Decided on August 26, 2013
SUPREME COURT, APPELLATE TERM, SECOND DEPARTMENT, 9th and 10th JUDICIAL DISTRICTS

PRESENT: : NICOLAI, P.J., IANNACCI and TOLBERT, JJ
2012-547 N C.

Debra Jacobs, Respondent, —

against

Shulamith School for Girls, Appellant, -and- MOSHE ZWICK and SAMUEL GROSS, Defendants.


Appeal from a judgment of the District Court of Nassau County, First District (Helen Voutsinas, J.), entered December 22, 2011. The judgment, insofar as appealed from, after a nonjury trial, awarded plaintiff the principal sum of $3,500 as against defendant Shulamith School for Girls.


ORDERED that the judgment, insofar as appealed from, is affirmed, without costs.

Plaintiff was employed as a teacher in a Jewish religious school.

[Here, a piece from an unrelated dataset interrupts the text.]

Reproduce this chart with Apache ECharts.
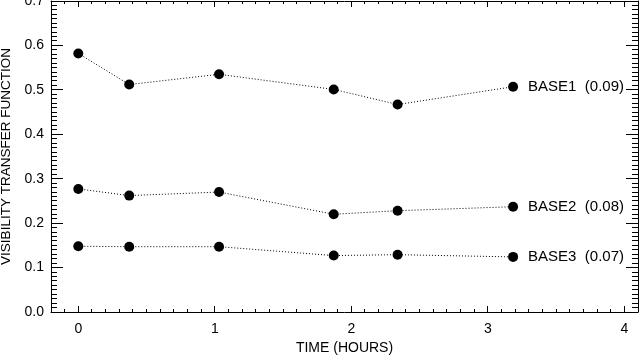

She brought this small claims action to recover unpaid wages for the month of November 2010. Following a nonjury trial, a judgment was entered which, insofar as appealed from, awarded plaintiff the principal sum of $3,500 as against defendant Shulamith School for Girls.

At the oral argument of this appeal, defendant school conceded that, were it subject to the jurisdiction of the District Court, it would be liable to plaintiff for the sum in issue. Defendant school argued, however, as it had asserted at trial, that because defendant school is a Jewish religious school, and because plaintiff is an Orthodox Jew, the District Court lacked subject matter jurisdition to determine the parties' dispute, which should rather have been brought before a Jewish religious tribunal, a Beit Din. It was conceded that plaintiff had never agreed to submit the dispute to a religious tribunal (compare Davis v Melnicke, 25 AD3d 503 [2006]).

Since this controversy was resolvable by application of neutral principles of law without reference to religious doctrine (see Park Slope Jewish Ctr. v Congregation B'nai Jacob, 90 NY2d 517, 521-522 [1997]), we conclude that the District Court had jurisdiction over the action. Accordingly, the judgment, insofar as appealed from, is affirmed.

Nicolai, P.J., Iannacci and Tolbert, JJ., concur.